→ **Collected data**
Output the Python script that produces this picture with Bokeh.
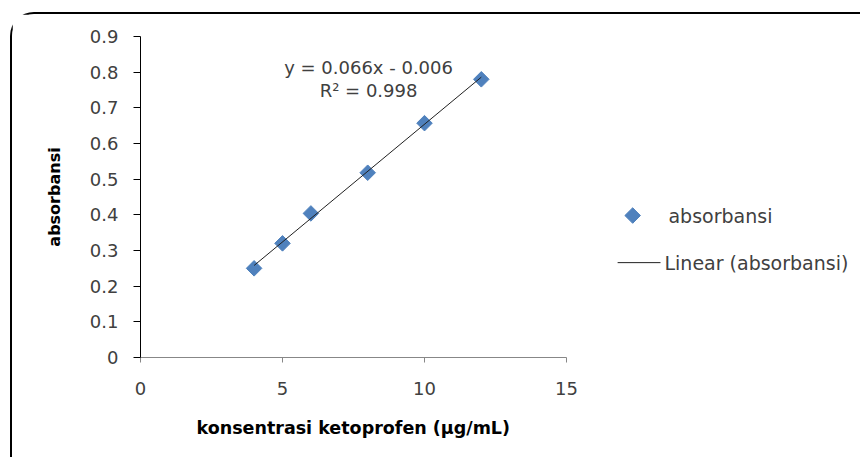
import numpy as np
from bokeh.plotting import figure
from bokeh.models import Range1d, FixedTicker, Title
from bokeh.core.properties import value
from bokeh.embed import file_html
from bokeh.resources import INLINE

# Data
konsentrasi = [4, 5, 6, 8, 10, 12]
absorbansi = [0.25, 0.32, 0.404, 0.518, 0.657, 0.78]
slope = 0.066
intercept = -0.006
equation_lines = ["y = 0.066x - 0.006", "R\u00b2 = 0.998"]
legend_labels = ["absorbansi", "Linear (absorbansi)"]
x_title = "konsentrasi ketoprofen (\u03bcg/mL)"
y_title = "absorbansi"
x_ticks = [0, 5, 10, 15]
y_ticks = [0, 0.1, 0.2, 0.3, 0.4, 0.5, 0.6, 0.7, 0.8, 0.9]

FONT = "DejaVu Sans"
TXT = "#404040"
BLUE = "#4F81BD"

# frame spans x 0..15 over 426 px; widened to the right to hold the legend
PX_PER_X = 426 / 15.0
FRAME_W = 722
x_end = FRAME_W / PX_PER_X

p = figure(width=850, height=445, output_backend="svg", toolbar_location=None,
           x_range=Range1d(0, x_end), y_range=Range1d(0, 0.9),
           min_border_left=128, min_border_right=0, min_border_top=22, min_border_bottom=102)
p.styles = {"margin-left": "10px", "margin-top": "12px",
            "border-left": "2px solid #000", "border-top": "2px solid #000",
            "border-top-left-radius": "24px"}
p.outline_line_color = None
p.xgrid.visible = False
p.ygrid.visible = False

# markers
p.scatter(konsentrasi, absorbansi, marker="square", angle=np.pi / 4, size=11,
          fill_color=BLUE, line_color=BLUE)
# trend line
xl = [min(konsentrasi), max(konsentrasi)]
yl = [slope * v + intercept for v in xl]
p.line(xl, yl, line_color="#202020", line_width=1)

# equation text
p.text(x=[8.03, 8.03], y=[0.813, 0.749], text=equation_lines, text_align="center",
       text_baseline="middle", text_font=value(FONT), text_font_size="18px", text_color=TXT)

# legend (drawn as keys + labels to the right of the axes)
lg_x = 16.8          # left of legend key area (data units)
lg_y = [0.398, 0.266]
p.scatter([lg_x + 0.53], [lg_y[0]], marker="square", angle=np.pi / 4, size=11,
          fill_color=BLUE, line_color=BLUE)
p.line([lg_x, lg_x + 1.51], [lg_y[1], lg_y[1]], line_color="#202020", line_width=1)
p.text(x=[lg_x + 1.79, lg_x + 1.65], y=lg_y, text=legend_labels, text_align="left",
       text_baseline="middle", text_font=value(FONT), text_font_size="19px", text_color=TXT)

# axes
for ax in (p.xaxis, p.yaxis):
    ax.major_label_text_font = FONT
    ax.major_label_text_font_size = "18px"
    ax.major_label_text_color = TXT
    ax.minor_tick_line_color = None
    ax.major_tick_in = 0
    ax.axis_label_text_font = FONT
    ax.axis_label_text_font_style = "bold"
    ax.axis_label_text_color = "#000000"

p.xaxis.bounds = (0, 15)
p.xaxis.ticker = FixedTicker(ticks=x_ticks)
p.yaxis.ticker = FixedTicker(ticks=y_ticks)
p.yaxis.major_label_overrides = {0: "0"}
p.xaxis.axis_line_color = "#878787"
p.xaxis.major_tick_line_color = "#878787"
p.xaxis.major_tick_out = 5
p.xaxis.major_label_standoff = 19
p.yaxis.axis_line_color = "#000000"
p.yaxis.major_tick_line_color = "#000000"
p.yaxis.major_tick_out = 7
p.yaxis.major_label_standoff = 15

p.yaxis.axis_label = y_title
p.yaxis.axis_label_text_font_size = "16px"
p.yaxis.axis_label_standoff = 23

# x title, left-aligned so that it centres under the 0..15 axis span
xt = Title(text=x_title, align="left", offset=56, standoff=37,
           text_font=FONT, text_font_size="17.5px", text_font_style="bold",
           text_color="#000000")
p.add_layout(xt, "below")

open("out.html", "w").write(file_html(p, INLINE))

→ **Aim**
Copy out each line word for word, please, skipping the images.

→ **Finished exercise**
Output the Python script that produces this picture with Bokeh.
import numpy as np
from bokeh.plotting import figure
from bokeh.models import Range1d, FixedTicker, Title
from bokeh.core.properties import value
from bokeh.embed import file_html
from bokeh.resources import INLINE

# Data
konsentrasi = [4, 5, 6, 8, 10, 12]
absorbansi = [0.25, 0.32, 0.404, 0.518, 0.657, 0.78]
slope = 0.066
intercept = -0.006
equation_lines = ["y = 0.066x - 0.006", "R\u00b2 = 0.998"]
legend_labels = ["absorbansi", "Linear (absorbansi)"]
x_title = "konsentrasi ketoprofen (\u03bcg/mL)"
y_title = "absorbansi"
x_ticks = [0, 5, 10, 15]
y_ticks = [0, 0.1, 0.2, 0.3, 0.4, 0.5, 0.6, 0.7, 0.8, 0.9]

FONT = "DejaVu Sans"
TXT = "#404040"
BLUE = "#4F81BD"

# frame spans x 0..15 over 426 px; widened to the right to hold the legend
PX_PER_X = 426 / 15.0
FRAME_W = 722
x_end = FRAME_W / PX_PER_X

p = figure(width=850, height=445, output_backend="svg", toolbar_location=None,
           x_range=Range1d(0, x_end), y_range=Range1d(0, 0.9),
           min_border_left=128, min_border_right=0, min_border_top=22, min_border_bottom=102)
p.styles = {"margin-left": "10px", "margin-top": "12px",
            "border-left": "2px solid #000", "border-top": "2px solid #000",
            "border-top-left-radius": "24px"}
p.outline_line_color = None
p.xgrid.visible = False
p.ygrid.visible = False

# markers
p.scatter(konsentrasi, absorbansi, marker="square", angle=np.pi / 4, size=11,
          fill_color=BLUE, line_color=BLUE)
# trend line
xl = [min(konsentrasi), max(konsentrasi)]
yl = [slope * v + intercept for v in xl]
p.line(xl, yl, line_color="#202020", line_width=1)

# equation text
p.text(x=[8.03, 8.03], y=[0.813, 0.749], text=equation_lines, text_align="center",
       text_baseline="middle", text_font=value(FONT), text_font_size="18px", text_color=TXT)

# legend (drawn as keys + labels to the right of the axes)
lg_x = 16.8          # left of legend key area (data units)
lg_y = [0.398, 0.266]
p.scatter([lg_x + 0.53], [lg_y[0]], marker="square", angle=np.pi / 4, size=11,
          fill_color=BLUE, line_color=BLUE)
p.line([lg_x, lg_x + 1.51], [lg_y[1], lg_y[1]], line_color="#202020", line_width=1)
p.text(x=[lg_x + 1.79, lg_x + 1.65], y=lg_y, text=legend_labels, text_align="left",
       text_baseline="middle", text_font=value(FONT), text_font_size="19px", text_color=TXT)

# axes
for ax in (p.xaxis, p.yaxis):
    ax.major_label_text_font = FONT
    ax.major_label_text_font_size = "18px"
    ax.major_label_text_color = TXT
    ax.minor_tick_line_color = None
    ax.major_tick_in = 0
    ax.axis_label_text_font = FONT
    ax.axis_label_text_font_style = "bold"
    ax.axis_label_text_color = "#000000"

p.xaxis.bounds = (0, 15)
p.xaxis.ticker = FixedTicker(ticks=x_ticks)
p.yaxis.ticker = FixedTicker(ticks=y_ticks)
p.yaxis.major_label_overrides = {0: "0"}
p.xaxis.axis_line_color = "#878787"
p.xaxis.major_tick_line_color = "#878787"
p.xaxis.major_tick_out = 5
p.xaxis.major_label_standoff = 19
p.yaxis.axis_line_color = "#000000"
p.yaxis.major_tick_line_color = "#000000"
p.yaxis.major_tick_out = 7
p.yaxis.major_label_standoff = 15

p.yaxis.axis_label = y_title
p.yaxis.axis_label_text_font_size = "16px"
p.yaxis.axis_label_standoff = 23

# x title, left-aligned so that it centres under the 0..15 axis span
xt = Title(text=x_title, align="left", offset=56, standoff=37,
           text_font=FONT, text_font_size="17.5px", text_font_style="bold",
           text_color="#000000")
p.add_layout(xt, "below")

open("out.html", "w").write(file_html(p, INLINE))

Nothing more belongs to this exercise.